A strike school was set up above a carpenter’s shop in the village and as support flooded in from the labour movement — and in particular from the rail and teachers’ unions — a new school was purpose-built on the village green in 1917, in order to employ the teachers and to educate the children who had been effectively locked out by the rector and the school board managers.  

Instead of testing, the drilling of the “three Rs” and inculcating the values of empire and competition, there were nature rambles, nights spent stargazing, practical experiments in photography and lessons in French, Russian and Esperanto.  

Kitty was “determined to educate her children not as fodder for the farm or as slaves for domestic service” but to develop within them a sense of their own worth and dignity, encouraging the girls to take secretarial work — the closest many working-class women could get to professional status at the time — and the boys into jobs on the railways, where engineering skills were honed and valued.  

Hers was a feminist and strikingly modern marriage that was a million miles away from our views of the abusive patriarchy of the Victorian and Edwardian mainstream.  

Older, better educated and from a more comfortable background than her husband, Kitty was a qualified teacher, whereas Tom was an autodidact, the child of a rural labourer and what we might today class as being a “teaching assistant.”  

Yet, theirs was a loving and mutually supportive relationship, rooted in common socialist values and a view of pedagogy as being a force for personal and collective liberation.  

Moreover, they made the connection between economic and educational disadvantage. Tom was a union activist who saw the movement delivering, clearly and practically, for those it served. Wherever a branch of the Agricultural Workers’ Union sprang up, the wages, conditions and opportunities of farm labourers improved dramatically.  

This belief in the fundamentally transformative role of the trade unions, reforging material conditions and lifting the intellectual horizons of our people, is something that we seem to have lost in recent years, as our self-confidence haemorrhaged in the face of industrial and political defeats, ideologically-driven de-industrialisation and the watering down of our own core beliefs.  

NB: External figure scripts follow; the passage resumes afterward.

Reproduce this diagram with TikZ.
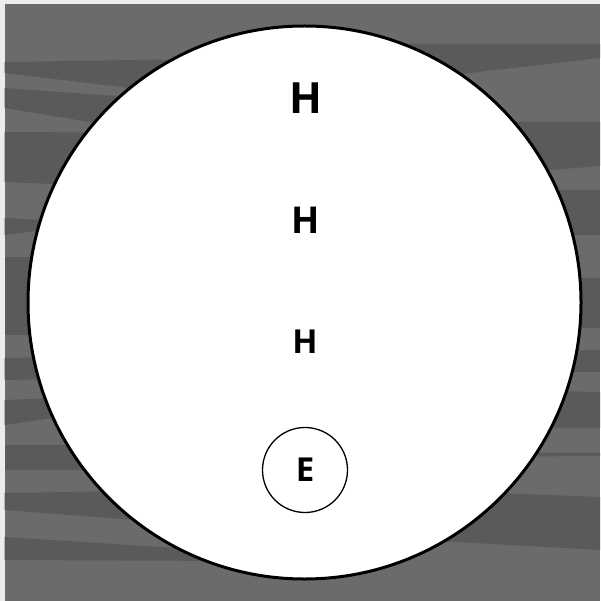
\documentclass[tikz,border=0pt]{standalone}
\usepackage{fontspec}
\setmainfont{Open Sans}[BoldFont={* Bold}]
\definecolor{bglight}{RGB}{107,107,107}
\definecolor{bgdark}{RGB}{90,90,90}
\definecolor{edgewhite}{RGB}{236,236,236}
\begin{document}
\begin{tikzpicture}[x=1pt,y=-1pt,
  band/.style={fill=bgdark,draw=none},
  bigcircle/.style={circle,draw=black,line width=3pt,fill=white,minimum size=553pt,inner sep=0pt},
  smallcircle/.style={circle,draw=black,line width=1.3pt,fill=white,minimum size=85pt,inner sep=0pt},
  label/.style={inner sep=0pt,font=\bfseries}]
\useasboundingbox (0,0) rectangle (600,601);
\fill[edgewhite] (0,0) rectangle (600,601);
\fill[bglight] (4.5,4.5) rectangle (600,601);
% left bands
\fill[band] (4.5,62)--(200,59)--(200,97)--(129,88)--(4.5,73)--cycle;
\fill[band] (4.5,88)--(200,102)--(200,140)--(4.5,108)--cycle;
\fill[band] (4.5,132)--(200,133)--(200,190)--(4.5,182)--cycle;
\fill[band] (4.5,218)--(60,221)--(60,228)--(4.5,235)--cycle;
\fill[band] (4.5,257)--(60,257)--(60,335)--(4.5,335)--cycle;
\fill[band] (4.5,358)--(60,357)--(60,379)--(4.5,380)--cycle;
\fill[band] (4.5,400)--(80,397)--(80,414)--(4.5,425)--cycle;
\fill[band] (4.5,445)--(120,445)--(120,470)--(4.5,470)--cycle;
\fill[band] (4.5,493)--(200,490)--(200,525)--(4.5,510)--cycle;
\fill[band] (4.5,537)--(240,552)--(240,561)--(4.5,560)--cycle;
% right bands
\fill[band] (380,44)--(600,44)--(600,58)--(470,73)--(380,85)--cycle;
\fill[band] (450,122)--(600,122)--(600,166)--(450,178)--cycle;
\fill[band] (500,190)--(600,190)--(600,235)--(500,235)--cycle;
\fill[band] (520,278)--(600,278)--(600,328)--(520,328)--cycle;
\fill[band] (520,350)--(600,350)--(600,372)--(520,372)--cycle;
\fill[band] (500,390)--(600,392)--(600,428)--(500,428)--cycle;
\fill[band] (430,452)--(600,453)--(600,456)--(430,457)--cycle;
\fill[band] (420,490)--(600,497)--(600,550)--(420,540)--cycle;
% main circle
\node[bigcircle] (main) at (304.5,302.5) {};
\node[smallcircle] (ecirc) at (305,470) {};
\node[label,font=\bfseries\fontsize{43}{43}\selectfont] (h1) at (305.5,98) {H};
\node[label,font=\bfseries\fontsize{37}{37}\selectfont] (h2) at (305.5,220) {H};
\node[label,font=\bfseries\fontsize{33}{33}\selectfont] (h3) at (305,341.5) {H};
\node[label,font=\bfseries\fontsize{33}{33}\selectfont] (e) at (ecirc.center) {E};
\end{tikzpicture}
\end{document}
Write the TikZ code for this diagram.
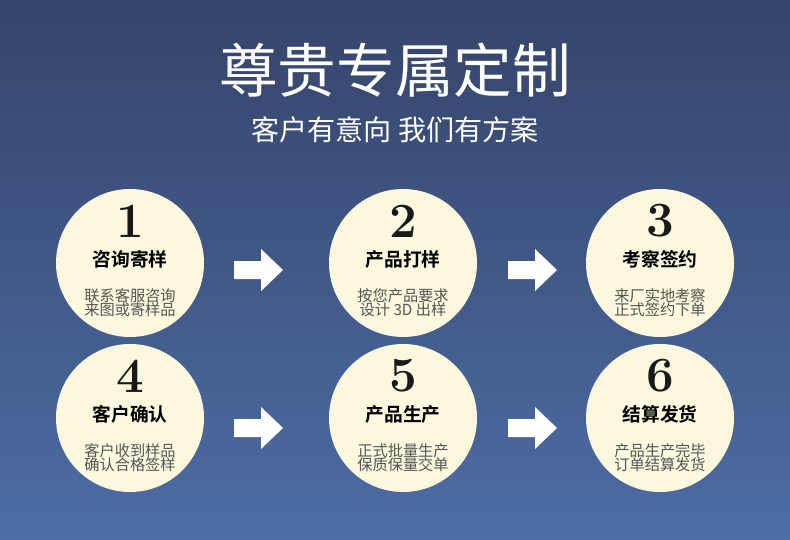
\documentclass[tikz,border=0pt]{standalone}
\usepackage{fontspec}
\usepackage{tikz}
\newfontfamily\cjk{Noto Sans CJK SC}
\newfontfamily\cjkb{Noto Sans CJK SC Bold}
\definecolor{bgtop}{HTML}{35446A}
\definecolor{bgbot}{HTML}{4D6DA5}
\definecolor{cream}{HTML}{FBF8DE}
\definecolor{txtgray}{HTML}{555555}
\tikzset{
  stage/.style={circle, fill=cream, minimum size=4.44cm, inner sep=0pt},
  num/.style={font=\fontsize{42}{42}\bfseries\selectfont, text=black!90},
  head/.style={font=\cjkb\fontsize{16}{16}\selectfont, text=black},
  desc/.style={font=\cjk\fontsize{13}{14}\selectfont, text=txtgray, align=center},
  arr/.style={fill=white}
}
\begin{document}
\begin{tikzpicture}[x=0.03cm,y=-0.03cm]
  %Fundo
  \shade[top color=bgtop, bottom color=bgbot] (0,0) rectangle (790,540);
  \useasboundingbox (0,0) rectangle (790,540);
  %Titulos
  \node[text=white, font=\cjk\fontsize{50}{50}\selectfont] (title) at (395,70) {尊贵专属定制};
  \node[text=white, font=\cjk\fontsize{24}{24}\selectfont] (sub) at (395,130) {客户有意向 我们有方案};
  %Etapas
  \foreach \x/\y/\n/\h/\a/\b [count=\i] in {
    130/263/1/咨询寄样/联系客服咨询/来图或寄样品,
    403/263/2/产品打样/按您产品要求/设计 3D 出样,
    660/263/3/考察签约/来厂实地考察/正式签约下单,
    130/418/4/客户确认/客户收到样品/确认合格签样,
    403/418/5/产品生产/正式批量生产/保质保量交单,
    660/418/6/结算发货/产品生产完毕/订单结算发货}{
    \node[stage] (s\i) at (\x,\y) {};
    \node[num] (n\i) at (\x,\y-42) {\n};
    \node[head] (h\i) at (\x,\y-4) {\h};
    \node[desc] (d\i) at (\x,\y+40) {\a\\[-2pt]\b};
  }
  %Setas
  \foreach \x/\y in {234/270, 508/270, 234/428, 508/428}{
    \fill[arr] (\x,\y-9) -- (\x+27,\y-9) -- (\x+27,\y-21) -- (\x+49,\y)
      -- (\x+27,\y+21) -- (\x+27,\y+9) -- (\x,\y+9) -- cycle;
  }
\end{tikzpicture}
\end{document}
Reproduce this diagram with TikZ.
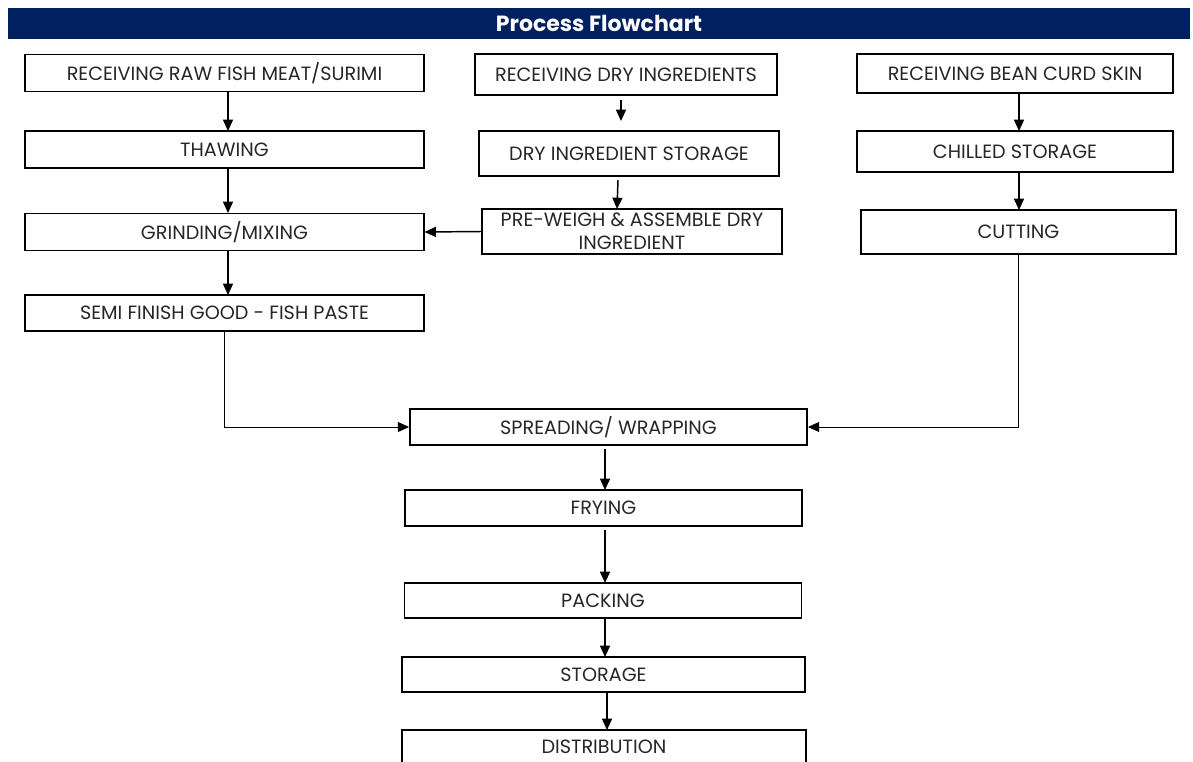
\documentclass[tikz,border=0pt]{standalone}
\usepackage{fontspec}
\setmainfont{Poppins}
\usepackage{tikz}
\usetikzlibrary{arrows.meta, positioning}
\definecolor{titlecolor}{HTML}{002060}
\newcommand{\textcol}{black!85}

\begin{document}
\begin{tikzpicture}[
      % GLOBAL CFG
      x=0.75pt, y=-0.75pt,
      font=\fontsize{14.4pt}{16pt}\selectfont,
      >={Triangle[length=8.5pt,width=7.5pt]},
      % Styles
      stepbox/.style={% For process steps
        rectangle,
        draw,
        line width=1.1pt,
        text=\textcol,
        inner sep=0pt,
        minimum width=299pt,
        minimum height=28pt
      },
      title/.style={% For the heading bar
        rectangle,
        fill=titlecolor,
        text=white,
        inner sep=0pt,
        minimum width=886.5pt,
        minimum height=23pt,
        font=\fontsize{16.5pt}{18pt}\selectfont\bfseries
      },
      arrowstep/.style={% Arrows between steps
        line width=1.1pt,
        ->,
      },
      arrowjoin/.style={% Arrows joining branches
        line width=0.7pt,
        ->,
      }
      ]
      \useasboundingbox (0,0) rectangle (1193,761);

      % Heading
      \node [title] (head) at (599,23.5) {Process Flowchart};

      % Fish branch
      \node [stepbox] (rawfish) at (224.5,73) {RECEIVING RAW FISH MEAT/SURIMI};
      \node [stepbox] (thaw) at (224.5,149.5) {THAWING};
      \node [stepbox] (grind) at (224.5,232) {GRINDING/MIXING};
      \node [stepbox, minimum height=27pt] (paste) at (224.5,313) {SEMI FINISH GOOD - FISH PASTE};
      \draw [arrowstep] (228,92) -- (228,131);
      \draw [arrowstep] (228,168) -- (228,213);
      \draw [arrowstep] (228,251) -- (228,295);

      % Dry ingredient branch
      \node [stepbox, minimum width=226.5pt, minimum height=31pt] (drying) at (626,74.5) {RECEIVING DRY INGREDIENTS};
      \node [stepbox, minimum width=225pt, minimum height=34pt] (drystore) at (629,153.5) {DRY INGREDIENT STORAGE};
      \node [stepbox, minimum width=225pt, minimum height=34pt, align=center, font=\fontsize{14.4pt}{17pt}\selectfont] (weigh) at (632,231.5) {PRE-WEIGH \& ASSEMBLE DRY\\INGREDIENT};
      \draw [arrowstep] (621,100) -- (621,121);
      \draw [arrowstep] (618,180) -- (617,209);
      \draw [arrowstep] (weigh.west) -- (grind.east);

      % Bean curd branch
      \node [stepbox, minimum width=237pt, minimum height=29pt] (beancurd) at (1015,73.5) {RECEIVING BEAN CURD SKIN};
      \node [stepbox, minimum width=237pt, minimum height=31pt] (chill) at (1015,151.5) {CHILLED STORAGE};
      \node [stepbox, minimum width=236pt, minimum height=33pt] (cut) at (1018.5,232) {CUTTING};
      \draw [arrowstep] (1019,93) -- (1019,131);
      \draw [arrowstep] (1019,172) -- (1019,210);

      % Main line
      \node [stepbox, minimum width=298pt, minimum height=27pt] (wrap) at (608.5,427) {SPREADING/ WRAPPING};
      \node [stepbox, minimum width=298pt, minimum height=27pt] (fry) at (603.5,508) {FRYING};
      \node [stepbox, minimum width=298pt, minimum height=26pt] (pack) at (603,600.5) {PACKING};
      \node [stepbox, minimum width=302pt, minimum height=26pt] (store) at (603.5,674.5) {STORAGE};
      \node [stepbox, minimum width=303pt, minimum height=25.5pt] (distrib) at (604,747) {DISTRIBUTION};

      \draw [arrowjoin] (paste.south -| 224,0) |- (wrap.west);
      \draw [arrowjoin] (cut.south) |- (wrap.east);
      \draw [arrowstep] (605,449) -- (605,490);
      \draw [arrowstep] (605,530) -- (605,583);
      \draw [arrowstep] (605,618) -- (605,657);
      \draw [arrowstep] (607,692) -- (607,730);

    \end{tikzpicture}
\end{document}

British engineering once made us the “workshop of the world” and transformed the countryside, providing opportunity to the children of Burston. But financialisation and a rentier economy that owes more to the luck of the gambler at the casino tables than reasoned economic planning is tearing us apart.  

The current fracturing of supply chains, skyrocketing energy bills and spiralling wage and living conditions should be the wake-up call for the labour movement.  

We need to understand that neoliberalism, the new imperialism cloaked as “globalisation” and the language of our own deference through industrial partnership, are not the answer. Just like the Higdons — who risked their all — we should once again “dare to be a Daniel” in the fight between the forces of labour and capital.  

This will necessitate hard choices and will be predicated upon the ability to speak and fight for our individual and collective, union memberships in the days ahead.  

It means matching our compassion with a clarity of vision — just as the Higdons did — and not being afraid to engage with challenging ideas and new intellectual currents.  

The days of bluff “workerism” are over: dead, gone and buried before they can bury us. Instead, the left needs to be at the cutting edge on every front: in engineering, the sciences, in the arts, while the unions deliver — day-in and day-out — for their members and their families.  

We are there to raise folk up, not to limit them or pull them down. In this manner, there are few more fitting tributes to the power and the capacity of the labour movement than Burston.  

Whereas so many village maypoles were replaced, after the cataclysm of WWI, with memorials to the fallen — acknowledging the destruction of a rural way of life — in Burston there was new hope, fired by socialism, pure and simple, and symbolised by the building, instead, of a new school upon the village green. This is socialism, vested in a future, not in the past.